I looked at the clock on the wall — almost one in the afternoon. I’d really slept.
I would have liked a shower before eating, but with no change of clothes it seemed like more trouble than it was worth. I had an appetite, and decided eating came first.
“Yeah, let’s get something. Let me treat you.”
No need for that, she says — and skips her way to the room’s entrance, returning with a spatula and a ladle.
“I’ll make you pancakes. I’m good at them.”
◇
A rich smell of browning butter drifted in from the kitchen, and I pressed a hand to my stomach without thinking.
For the past few days I’d eaten nothing but protein bars and convenience store pastries — things that could be consumed one-handed without stopping. My body seemed to rejoice at the smell of something made with care.
“Here we are! Chef Ichikawa’s signature three-tier pancakes!”

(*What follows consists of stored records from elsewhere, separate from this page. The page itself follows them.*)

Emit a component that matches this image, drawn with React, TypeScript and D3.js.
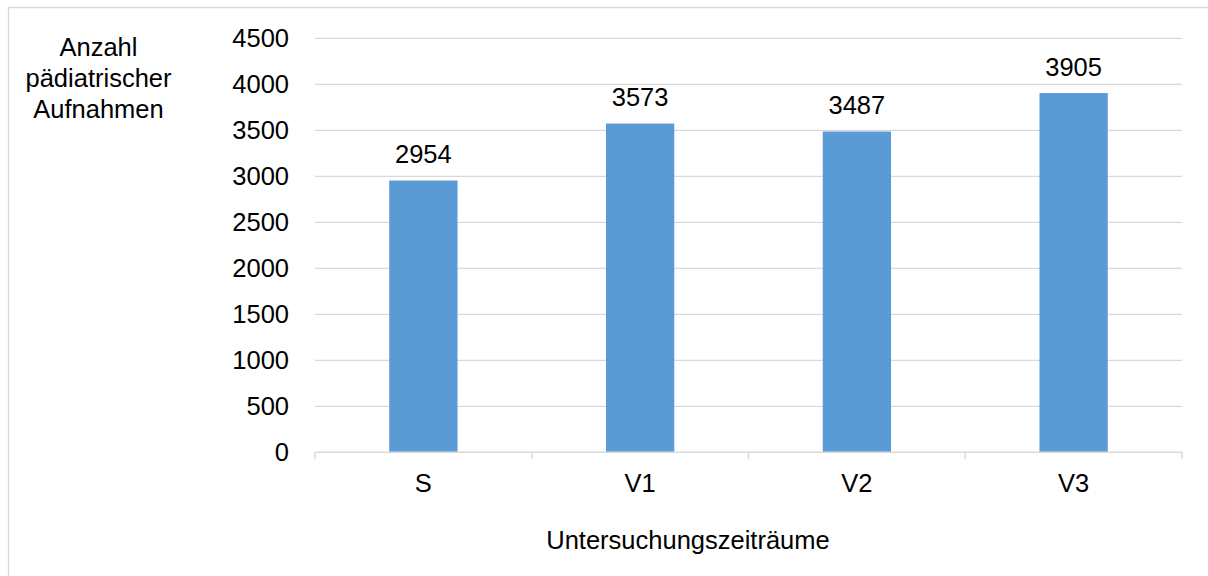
import React, { useRef, useEffect } from 'react';
import * as d3 from 'd3';

const categories = ['S', 'V1', 'V2', 'V3'];
const values = [2954, 3573, 3487, 3905];
const yTicks = [0, 500, 1000, 1500, 2000, 2500, 3000, 3500, 4000, 4500];
const yTitleLines = ['Anzahl', 'pädiatrischer', 'Aufnahmen'];
const xTitle = 'Untersuchungszeiträume';

const App = () => {
  const svgRef = useRef<SVGSVGElement>(null);

  useEffect(() => {
    const width = 1208;
    const height = 576;
    const plot = { left: 315, right: 1182, top: 38.3, bottom: 452.3 };
    const font = 'Arial, "Liberation Sans", sans-serif';
    const fontSize = 25.5;
    const grid = '#d9d9d9';

    const svg = d3.select(svgRef.current)
      .attr('width', width)
      .attr('height', height);

    svg.selectAll('*').remove(); // start clean

    svg.append('rect')
      .attr('width', width)
      .attr('height', height)
      .attr('fill', '#fff');

    // outer chart frame (left + top visible)
    svg.append('path')
      .attr('d', `M8.5,${height} V7.5 H${width}`)
      .attr('fill', 'none')
      .attr('stroke', grid)
      .attr('stroke-width', 1.3);

    const xScale = d3.scaleBand()
      .domain(categories)
      .range([plot.left, plot.right])
      .paddingInner(0)
      .paddingOuter(0);

    const yScale = d3.scaleLinear()
      .domain([0, 4500])
      .range([plot.bottom, plot.top]);

    // gridlines
    svg.append('g')
      .selectAll('line')
      .data(yTicks.filter(d => d > 0))
      .enter()
      .append('line')
      .attr('x1', plot.left)
      .attr('x2', plot.right)
      .attr('y1', d => yScale(d))
      .attr('y2', d => yScale(d))
      .attr('stroke', grid)
      .attr('stroke-width', 1.3);

    // y tick labels
    svg.append('g')
      .selectAll('text')
      .data(yTicks)
      .enter()
      .append('text')
      .attr('x', 289)
      .attr('y', d => yScale(d))
      .attr('dy', '0.36em')
      .attr('text-anchor', 'end')
      .attr('font-family', font)
      .attr('font-size', fontSize)
      .attr('fill', '#000')
      .text(d => d);

    // bars
    const barW = xScale.bandwidth() * 0.315;
    svg.append('g')
      .selectAll('rect')
      .data(values)
      .enter()
      .append('rect')
      .attr('x', (d, i) => xScale(categories[i])! + xScale.bandwidth() / 2 - barW / 2)
      .attr('y', d => yScale(d))
      .attr('width', barW)
      .attr('height', d => yScale(0) - yScale(d))
      .attr('fill', '#5b9bd5');

    // value labels
    svg.append('g')
      .selectAll('text')
      .data(values)
      .enter()
      .append('text')
      .attr('x', (d, i) => xScale(categories[i])! + xScale.bandwidth() / 2)
      .attr('y', d => yScale(d) - 17.5)
      .attr('text-anchor', 'middle')
      .attr('font-family', font)
      .attr('font-size', fontSize)
      .attr('fill', '#000')
      .text(d => d);

    // x axis line + ticks at band edges
    svg.append('line')
      .attr('x1', plot.left)
      .attr('x2', plot.right)
      .attr('y1', yScale(0))
      .attr('y2', yScale(0))
      .attr('stroke', grid)
      .attr('stroke-width', 1.5);

    const edges = categories.map(c => xScale(c)!).concat([plot.right]);
    svg.append('g')
      .selectAll('line')
      .data(edges)
      .enter()
      .append('line')
      .attr('x1', d => d)
      .attr('x2', d => d)
      .attr('y1', yScale(0))
      .attr('y2', yScale(0) + 7)
      .attr('stroke', grid)
      .attr('stroke-width', 1.5);

    // category labels
    svg.append('g')
      .selectAll('text')
      .data(categories)
      .enter()
      .append('text')
      .attr('x', d => xScale(d)! + xScale.bandwidth() / 2)
      .attr('y', 492)
      .attr('text-anchor', 'middle')
      .attr('font-family', font)
      .attr('font-size', fontSize)
      .attr('fill', '#000')
      .text(d => d);

    // x title
    svg.append('text')
      .attr('x', 688)
      .attr('y', 548.5)
      .attr('text-anchor', 'middle')
      .attr('font-family', font)
      .attr('font-size', fontSize)
      .attr('fill', '#000')
      .text(xTitle);

    // y title (horizontal, three lines)
    svg.append('g')
      .selectAll('text')
      .data(yTitleLines)
      .enter()
      .append('text')
      .attr('x', 98.5)
      .attr('y', (d, i) => 56 + i * 31)
      .attr('text-anchor', 'middle')
      .attr('font-family', font)
      .attr('font-size', fontSize)
      .attr('fill', '#000')
      .text(d => d);
  }, []);

  return (
    <svg
      ref={svgRef}
      style={{ position: 'absolute', left: 0, top: 0, display: 'block' }}
    ></svg>
  );
};

export default App;
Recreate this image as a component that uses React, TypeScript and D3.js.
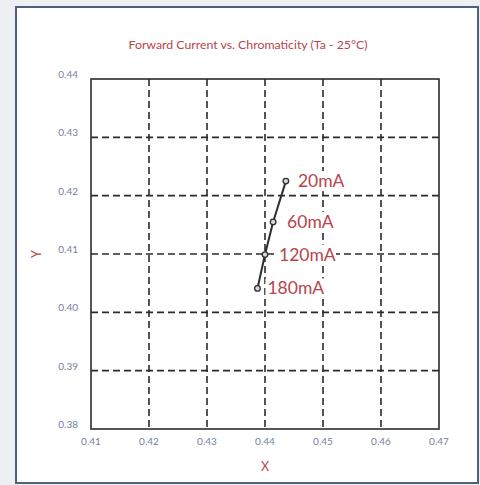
import React from "react";
import * as d3 from "d3";

const currents = ["20mA", "60mA", "120mA", "180mA"];
const chromaX = [0.4436, 0.4414, 0.44, 0.4387];
const chromaY = [0.4225, 0.4155, 0.4099, 0.4041];
const xTicks = [0.41, 0.42, 0.43, 0.44, 0.45, 0.46, 0.47];
const yTicks = [0.38, 0.39, 0.4, 0.41, 0.42, 0.43, 0.44];
const labelShift = [12, 14, 14, 10];

const W = 480;
const H = 485;
const plot = { left: 91, right: 439, top: 79, bottom: 429 };

export default function App() {
  const x = d3.scaleLinear().domain([0.41, 0.47]).range([plot.left, plot.right]);
  const y = d3.scaleLinear().domain([0.38, 0.44]).range([plot.bottom, plot.top]);
  const pts = currents.map((c, i) => ({ c, x: chromaX[i], y: chromaY[i], dx: labelShift[i] }));
  const line = d3
    .line<{ x: number; y: number }>()
    .x((d) => x(d.x))
    .y((d) => y(d.y));

  const gridColor = "#2b2b2b";
  const tickColor = "#74819c";
  const red = "#b8444c";
  const font = "Lato, 'Open Sans', sans-serif";

  return (
    <svg
      width={W}
      height={H}
      style={{ position: "absolute", left: 0, top: 0, display: "block" }}
      fontFamily={font}
    >
      <rect x={0} y={0} width={W} height={H} fill="#edf0f3" />
      <rect x={16} y={7} width={462} height={476} fill="#ffffff" stroke="#4f5f7c" strokeWidth={2} />
      <text x={248} y={49} textAnchor="middle" fontSize={12.3} fill={red}>
        Forward Current vs. Chromaticity (Ta - 25°C)
      </text>

      {/* dashed interior grid */}
      {xTicks.slice(1, -1).map((t) => (
        <line
          key={"gx" + t}
          x1={x(t)}
          x2={x(t)}
          y1={plot.top}
          y2={plot.bottom}
          stroke={gridColor}
          strokeWidth={1.6}
          strokeDasharray="7,4"
        />
      ))}
      {yTicks.slice(1, -1).map((t) => (
        <line
          key={"gy" + t}
          x1={plot.left}
          x2={plot.right}
          y1={y(t)}
          y2={y(t)}
          stroke={gridColor}
          strokeWidth={1.6}
          strokeDasharray="7,4"
        />
      ))}
      <rect
        x={plot.left}
        y={plot.top}
        width={plot.right - plot.left}
        height={plot.bottom - plot.top}
        fill="none"
        stroke={gridColor}
        strokeWidth={1.6}
      />

      {/* tick labels */}
      {xTicks.map((t) => (
        <text key={"tx" + t} x={x(t)} y={445} textAnchor="middle" fontSize={10} fill={tickColor}>
          {t.toFixed(2)}
        </text>
      ))}
      {yTicks.map((t) => (
        <text key={"ty" + t} x={78} y={y(t) - 1} textAnchor="end" fontSize={10} fill={tickColor}>
          {t.toFixed(2)}
        </text>
      ))}

      {/* axis titles */}
      <text x={265} y={471} textAnchor="middle" fontSize={12.5} fill={red}>
        X
      </text>
      <text
        transform={`translate(41,${y(0.41)}) rotate(-90)`}
        textAnchor="middle"
        fontSize={12.5}
        fill={red}
      >
        Y
      </text>

      {/* data series */}
      <path d={line(pts) ?? ""} fill="none" stroke="#2e2e2e" strokeWidth={2} />
      {pts.map((p) => (
        <circle
          key={"pt" + p.c}
          cx={x(p.x)}
          cy={y(p.y)}
          r={2.8}
          fill="#d8d8d8"
          stroke="#2e2e2e"
          strokeWidth={1.3}
        />
      ))}
      {pts.map((p) => {
        const tx = x(p.x) + p.dx;
        const ty = y(p.y) + 6;
        return (
          <g key={"lb" + p.c}>
            <rect x={tx - 2} y={ty - 16} width={p.c.length * 11 + 4} height={20} fill="#ffffff" />
            <text x={tx} y={ty} fontSize={17.5} fill={red}>
              {p.c}
            </text>
          </g>
        );
      })}
    </svg>
  );
}
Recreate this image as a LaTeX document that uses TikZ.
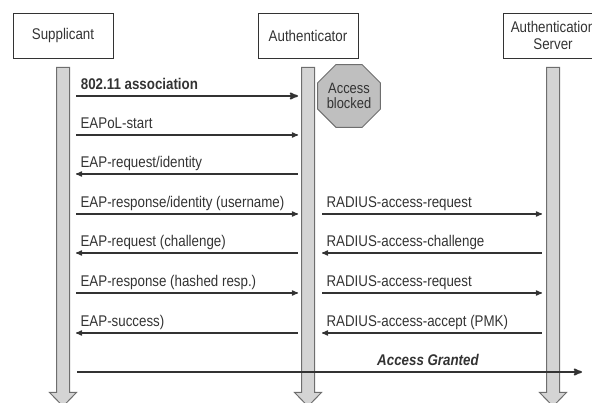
\documentclass[tikz,border=0pt]{standalone}
\usepackage{fontspec}
\setmainfont{Liberation Sans}[FakeStretch=0.86]
\usetikzlibrary{arrows,shapes.geometric}

\definecolor{ink}{HTML}{333333}
\definecolor{barfill}{HTML}{D4D4D4}
\definecolor{barline}{HTML}{6E6E6E}

\begin{document}
\begin{tikzpicture}[x=1pt,y=-1pt,>=stealth',line join=miter,
    every node/.style={font=\fontsize{15.5}{17}\selectfont,text=ink}]
  \tikzstyle{actor}=[draw=ink,line width=0.8pt,minimum width=100pt,minimum height=45pt,align=center,inner sep=0pt]
  \tikzstyle{lifeline}=[draw=barline,fill=barfill,line width=1pt]
  \tikzstyle{msg}=[draw=ink,line width=1.2pt]
  \tikzstyle{lbl}=[anchor=base west,inner sep=0pt,xshift=4pt,yshift=6pt]
  \useasboundingbox (0,0) rectangle (592,403);

  \node[actor] (supp) at (63,35.5)  {Supplicant};
  \node[actor] (auth) at (308,35.5) {Authenticator};
  \node[actor] (srv)  at (553,35.5) {Authentication\\Server};

  % lifelines
  \foreach \b in {supp,auth,srv}
    \draw[lifeline] (\b.south) ++(-6.5,9) -- ++(0,325) -- ++(-7,0) -- ++(13.5,14)
      -- ++(13.5,-14) -- ++(-7,0) -- ++(0,-325) -- cycle;

  \node[regular polygon,regular polygon sides=8,minimum size=60pt,inner sep=0pt,
        fill=barfill!90!black,draw=barline,line width=1pt,align=center,
        font=\fontsize{15}{15.5}\selectfont] (block) at (349,96) {Access\\blocked};

  % message end points
  \coordinate (sR) at (76,0);
  \coordinate (aL) at (298,0);
  \coordinate (aR) at (322,0);
  \coordinate (vL) at (542,0);

  \draw[msg,->,line width=1.8pt] (sR |- 0,96) -- (aL |- 0,96)
    node[lbl,pos=0,font=\fontsize{15.5}{17}\selectfont\bfseries] {802.11 association};
  \draw[msg,->] (sR |- 0,135) -- (aL |- 0,135) node[lbl,pos=0] {EAPoL-start};
  \draw[msg,<-] (sR |- 0,174) -- (aL |- 0,174) node[lbl,pos=0] {EAP-request/identity};
  \draw[msg,->] (sR |- 0,214) -- (aL |- 0,214) node[lbl,pos=0] {EAP-response/identity (username)};
  \draw[msg,<-] (sR |- 0,253) -- (aL |- 0,253) node[lbl,pos=0] {EAP-request (challenge)};
  \draw[msg,->] (sR |- 0,293) -- (aL |- 0,293) node[lbl,pos=0] {EAP-response (hashed resp.)};
  \draw[msg,<-] (sR |- 0,333) -- (aL |- 0,333) node[lbl,pos=0] {EAP-success)};

  \draw[msg,->] (aR |- 0,214) -- (vL |- 0,214) node[lbl,pos=0] {RADIUS-access-request};
  \draw[msg,<-] (aR |- 0,253) -- (vL |- 0,253) node[lbl,pos=0] {RADIUS-access-challenge};
  \draw[msg,->] (aR |- 0,293) -- (vL |- 0,293) node[lbl,pos=0] {RADIUS-access-request};
  \draw[msg,<-] (aR |- 0,333) -- (vL |- 0,333) node[lbl,pos=0] {RADIUS-access-accept (PMK)};

  \coordinate (gS) at (77,372);
  \coordinate (gE) at (582,372);
  \draw[msg,->,line width=1.8pt] (gS) -- (gE)
    node[pos=0.695,anchor=base,inner sep=0pt,yshift=6pt,
         font=\fontsize{15.5}{17}\selectfont\bfseries\itshape] {Access Granted};
\end{tikzpicture}
\end{document}
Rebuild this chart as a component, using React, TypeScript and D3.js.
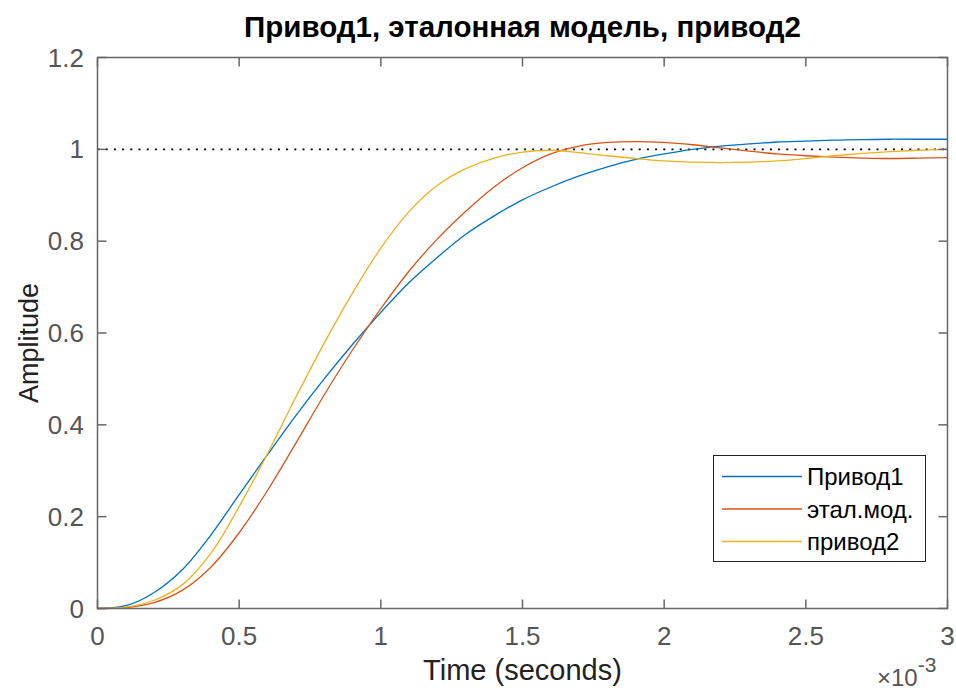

Three golden, fluffy discs stacked on top of each other, absolutely drowning in maple syrup. Small pieces of banana and blueberry scattered across the top — the amount of effort involved was genuinely surprising.
“You’re a good cook. I could never make something this beautiful.”
“I just follow the recipe. But I’ll gratefully accept the compliment.”
She makes an exaggerated bow — at your service — and something in my face loosens again. Perhaps because for so long my only contact with her had been through that businesslike, impersonal prose.
The taste, needless to say, matched the appearance. The texture was perfectly judged — fluffy through and through, melting on the tongue. I savoured every bite.
“Um, senpai…”
Once things had settled, she broached something in a subdued, unfamiliar voice and expression. So she can look like that too.
“About what happened — I really am sorry.”
“Why are you apologising? This whole thing was my fault for carrying it alone.”
“Look, I’m just like this — a little bit of strain and I get worn out straight away… I don’t exactly look sturdy, do I? I get told that a lot.”
Sorry for worrying you, I add with a self-deprecating smile, telling her she has nothing to answer for.
But the smile still doesn’t come back to her face.
“Because the reason you didn’t rely on me — or rather, couldn’t rely on me — was because I’d backed you into a corner. I know that.”
“It’s not that I wanted to back you into a corner. But… if I didn’t do something like that, senpai — I felt like you might just disappear somewhere.”
That wasn’t what I’d expected. Or — was it, actually?
That night. That café. The Seriha I’d seen in those moments had been burning with an intensity that had felt, at times, like something close to madness. But — it was becoming impossible to think that had no reason behind it.
And right now, that reason might finally be within reach.